The idea of People’s Landscapes is that the National Trust can open up “a series of events, exhibitions and debates inviting people to look beyond the beauty of our places and find the hidden ghosts within”, says Rachel Lennon, Programme Creator. ‘This significant anniversary [Peterloo 200] causes us to reflect on our own places and the roles they have played in social change.”

More relevant

One of the aims of these national programmes is to make the trust more relevant, which seems to be working. The Trust’s 2018 publication Prejudice and Pride: LGBTQ Heritage and its Contemporary Implications – a collaboration with the University of Leicester’s Research Centre for Museums and Galleries –  delved into the findings of the previous year’s national programme and found, in the words of Lennon:

“Across the year more than 350,000 visited LGBTQ+ exhibitions and events at Trust sites and all five million members received the spring edition of the magazine featuring its LGBTQ+ histories. A podcast spotlighting 2,000 years of queer heritage, narrated by Clare Balding was downloaded 17,000 times. More than 300 National Trust staff and staff of all ages attended 17 Pride festivals in England, Wales and Northern Ireland distributing tens of thousands of oak leaf stickers and badges. These badges, subject to considerable controversy across the media, have now been accessioned by the British Museum and People’s History Museum.”

As well as the People’s Landscapes national programme, 2019 will also see the completion and beginning of restoration and conservation projects and new exhibitions and installations. The Trust continues to spend 80 per cent of its funds on the properties, collections and landscapes but it has also made investments in curatorial expertise over the past two years.

In April The Workhouse in Nottinghamshire will see the culmination a five-year restoration project opening up unexplored areas of the site to visitors. The Workhouse, built in 1824, is the most complete of its kind and was the blueprint for workhouses throughout the country.

Front of the Workhouse building. Credit National Trust Images

Among the new restoration projects is a major £3m project at the 18th century Seaton Delaval Hall in Northumberland, which began this month. The project will install a new basement floor, stabilising of the cantilever staircase and portico steps of the Central Hall and re-roofing of the West Wing.
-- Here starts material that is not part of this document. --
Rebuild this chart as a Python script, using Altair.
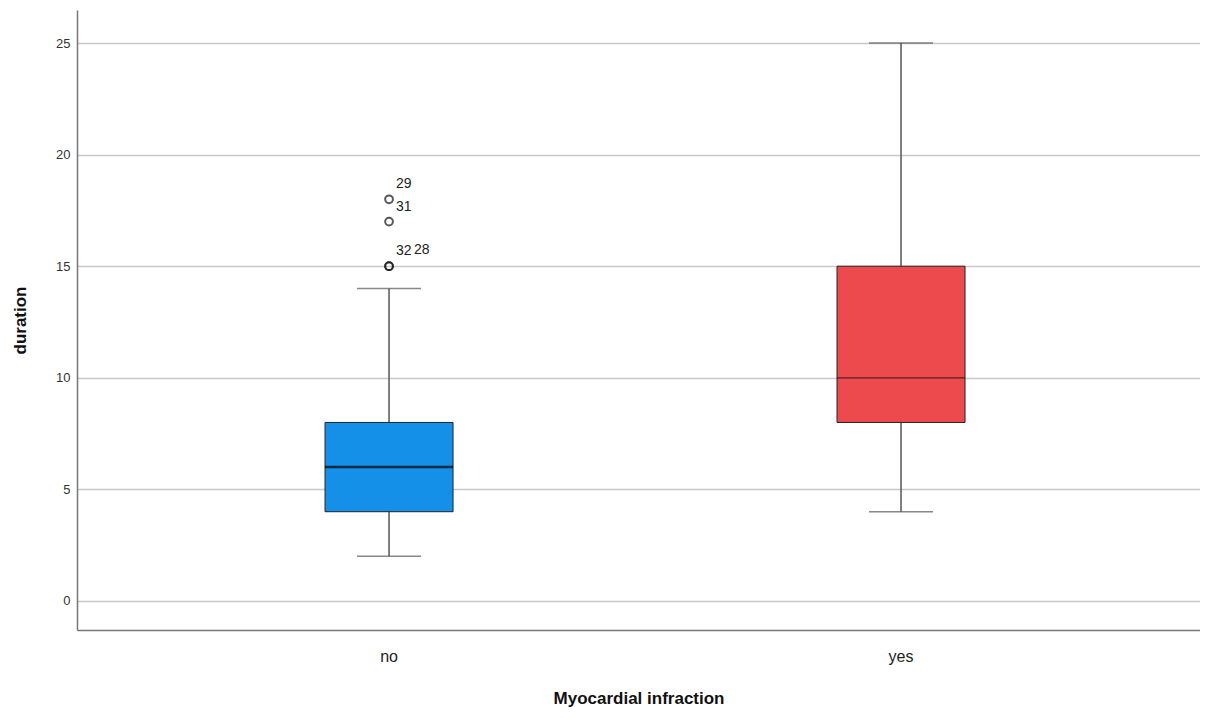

New exhibitions will be introduced at Hughenden, Buckinghamshire, the home of Victorian Prime Minister Benjamin Disraeli, where a permanent exhibition will open in June to tell the story of the house being used as a top-secret site for mapping during the Second World War (this year marks the 80th anniversary of the start of the war), entitled Operation Hillside after the wartime codename. And in London a new exhibition A Home Away from Home: The India Club shines a light on an establishment with links to the India League whose founder members include Krishna Menon, first Indian High Commissioner to the UK and President Nehru. The club quickly grew to be hub for Britain’s burgeoning South Asian community and the exhibition, which closes on 28 February showcase a newly-formed archive of oral history interview carried out by National Trust volunteers.

New installations

Among the new installations and experiences is Sutton Hoo in Suffolk, home to what is considered one of the greatest archaeological discoveries of all time. As part of a £4m project a new route around the site will be created and a 17m high observation tower erected which will offer views of the entire burial ground and the River Deben beyond.
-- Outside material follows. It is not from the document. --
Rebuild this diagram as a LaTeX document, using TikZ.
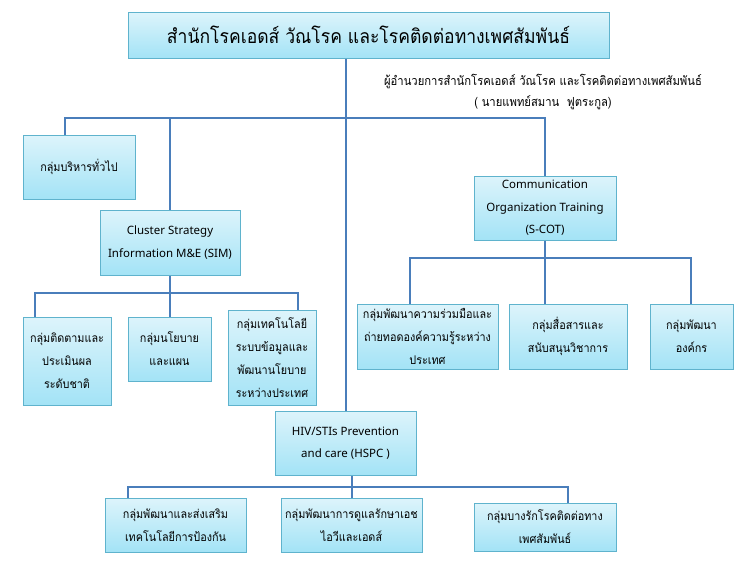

“I think we are certainly using the histories of our places in creative ways this year, I think Calke Abbey is a good example where we are challenging the stories that we ourselves have been telling about the Harpur-Crewe family,” says Orna-Ornstein. “We are using our research to address a very contemporary issue around isolation and loneliness. Using the past to provide a lens on a very contemporary issue that matters to many of our members.”
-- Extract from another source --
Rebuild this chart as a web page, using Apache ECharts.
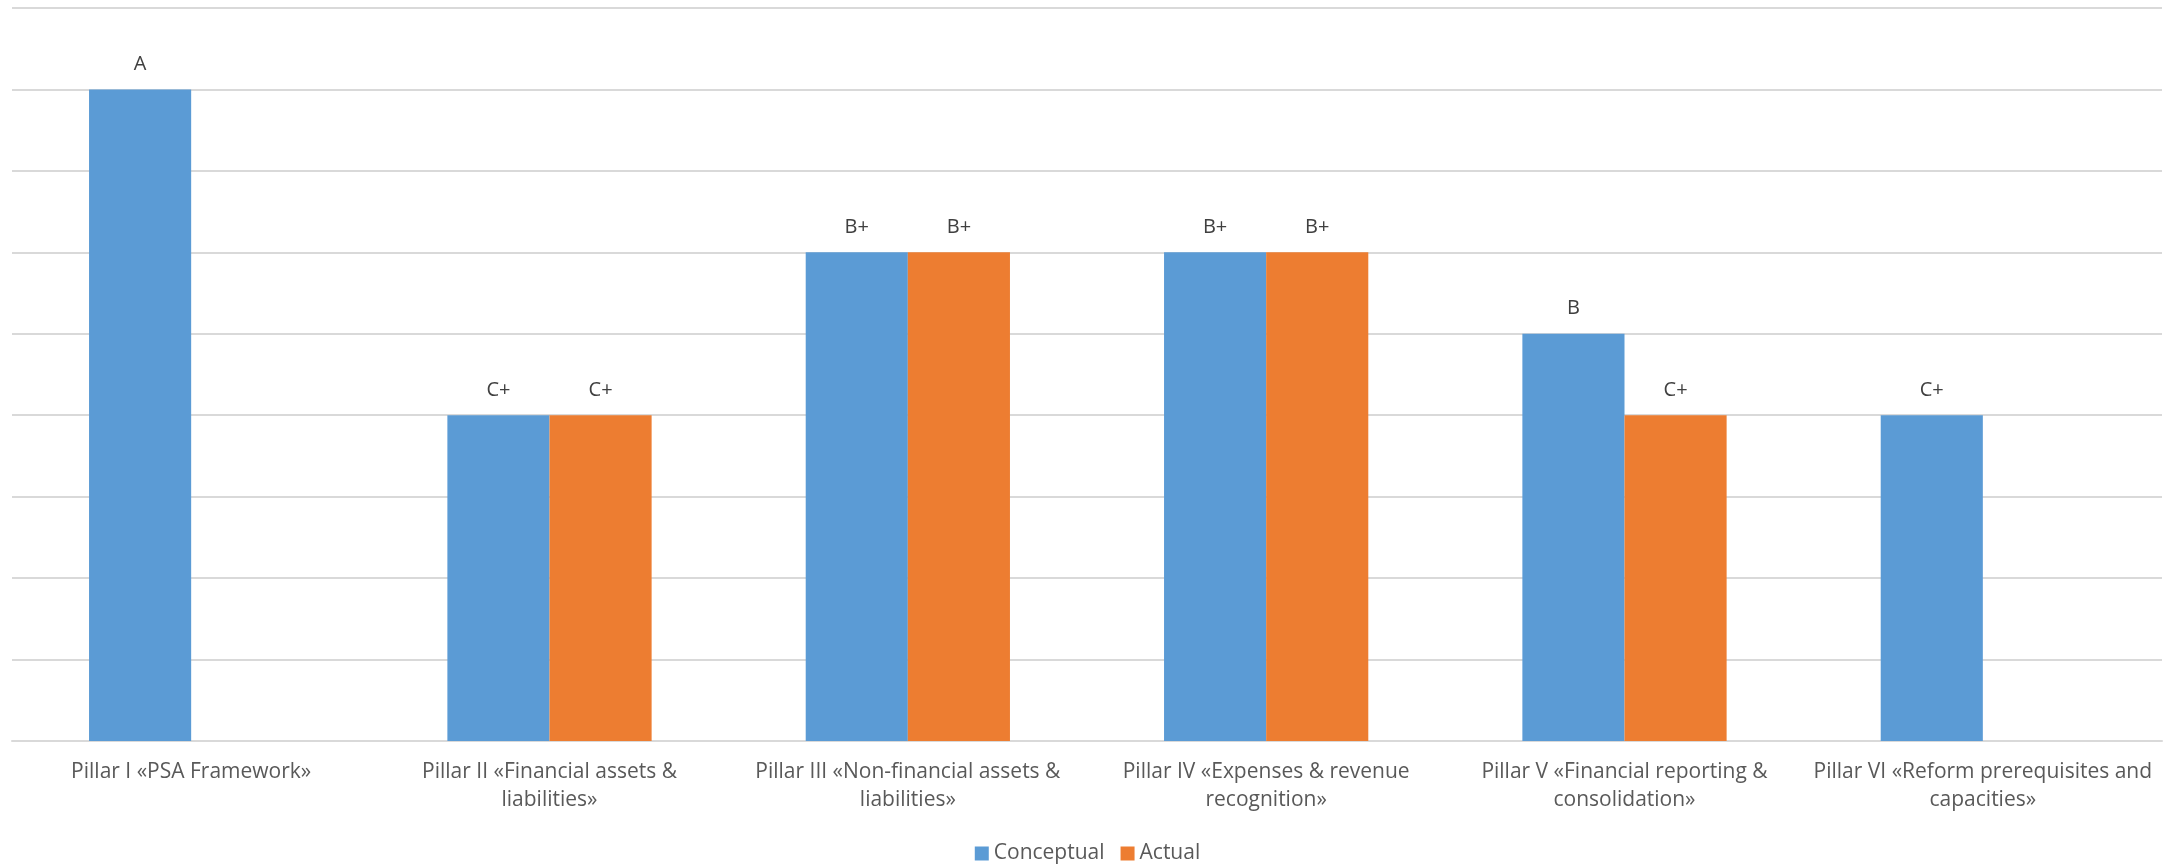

In its immersive indoor and outdoor exhibition HumanKind – Loneliness and isolation, kindness and compassion, past and present, Calke Abbey in Derbyshire will be using new insights around the reclusive Harpur-Crewe family who lived in the property over two centuries to explore the modern day stigma surrounding loneliness and isolation.

Visitors looking at objects inside Calke Abbey, Derbyshire. Credit National Trust Images, John Millar

“We are not going out of the way to shock. We want our programme to relevant, interesting, engaging and often joyful. I suppose what we have learnt is that we need a real variety in our programme because we have such a variety of audiences and we want to attract a more diverse audience and tell more stories about the history. If we were only to tell the warm, fuzzy stories, we wouldn’t be doing that.”

At Croome in Worcestershire, built by the sixth Earl of Coventry in 1751 a more recent story will be told from 16 March to 1 July of the property’s use as a boys’ school from 1948. Artist Kashif Nadim Chaudry has worked with ex-pupils and young people in the care system whose voices reminisce about life – good and bad – at the school and explore the question ‘what is home?’

Orna-Ornstein says the Trust is changing in a number of ways, such as investing more in its curatorial team and specialisms. He says that it is this mix of quality, conservation, presentation and research that is driving the change. “There is a dynamism: we are a living cultural resource and are producing more programming than we have ever done before as well as more partnerships and connections, which will be more important going forward.”

And, as next year is the 125th anniversary of the National Trust, we can surely expect to see a celebration of how the charity has evolved since establishing its first nature reserve in 1899 with the purchase of two acres of Wicken Fen, near Cambridge to owning more than 300 heritage properties, looking after 618,000 acres of open space and 780 miles of coastline in England, Wales and Northern Ireland to having a membership of more than five million.